30.Está em causa a igualdade perante a lei (artigo 13.º, n.º 1, da Constituição) que leva a qualificar como intolerável o benefício indevidamente obtido pelo particular, ao longo dos últimos 14 anos, através de um conjunto de terrenos que nem sequer provou serem seus.
 
CONCLUSÃO
            Assim, nos termos do disposto no artigo 20.º, n.º 1, alínea a), da Lei n.º 9/91, de 9 de abril, e em face das motivações precedentemente apresentadas, recomendo a V. Ex.ª que declare a nulidade da licença de obras deferida em 13/01/2000 e da autorização de utilização de 25/01/2011 e intime o proprietário da moradia unifamiliar identificada para, dentro de um prazo limitado, obter licença de loteamento e depositar a caução necessária à regular execução das obras de urbanização relativas ao projeto de empreendimento turístico que afirma estar em condições de executar, sem o que a obra deverá ser demolida a expensas dele.
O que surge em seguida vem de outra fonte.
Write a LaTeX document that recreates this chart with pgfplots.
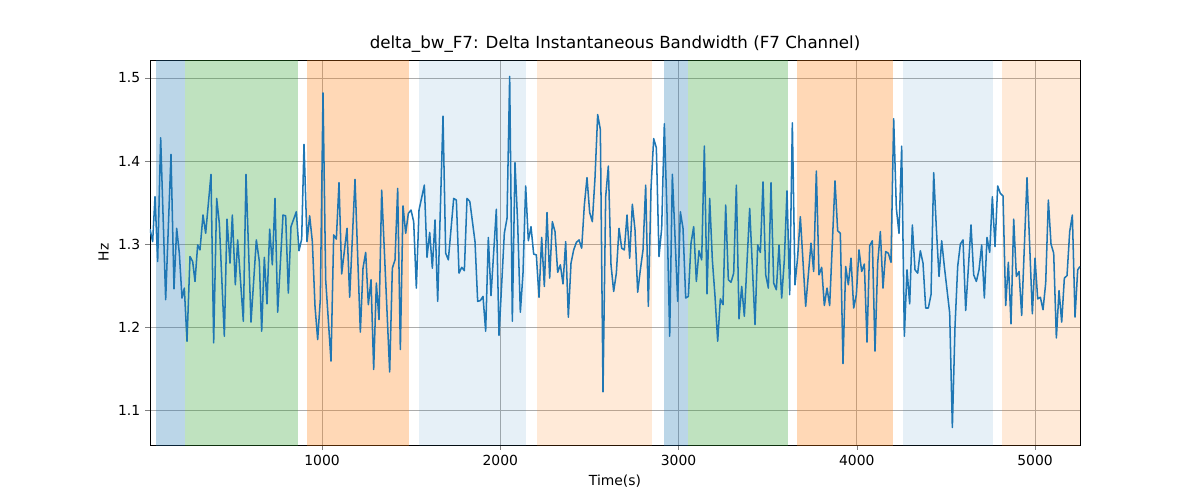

            Dignar-se-á V. Ex.ª comunicar-me, nos próximos 60 dias, para cumprimento do disposto no artigo 38.º, n.º 2, do Estatuto do Provedor de Justiça, a sequência que a presente Recomendação vier a merecer.
 
 
O PROVEDOR DE JUSTIÇA
 
Alfredo José de Sousa
 
 
 
 
 


[1] Ratificado pela Resolução do Conselho de Ministros n.º 84/95, Diário da República, 1.ª série-B, n.º204, de 4 de setembro de 1995.
[2] Aprovado pelo Decreto-Lei n.º 445/91, de 20 de novembro.
[3] Aprovado pelo Decreto-Lei n.º 555/99, de 16 de dezembro, nas suas várias redações.
[4] Que apenas entrou em vigor a partir de 3 de março de 2008.
[5] Aviso n.º 8229/2012, de 15 de março, publicado no Diário da República, 2.ª série, n.º 116, de 18 de junho de 2012.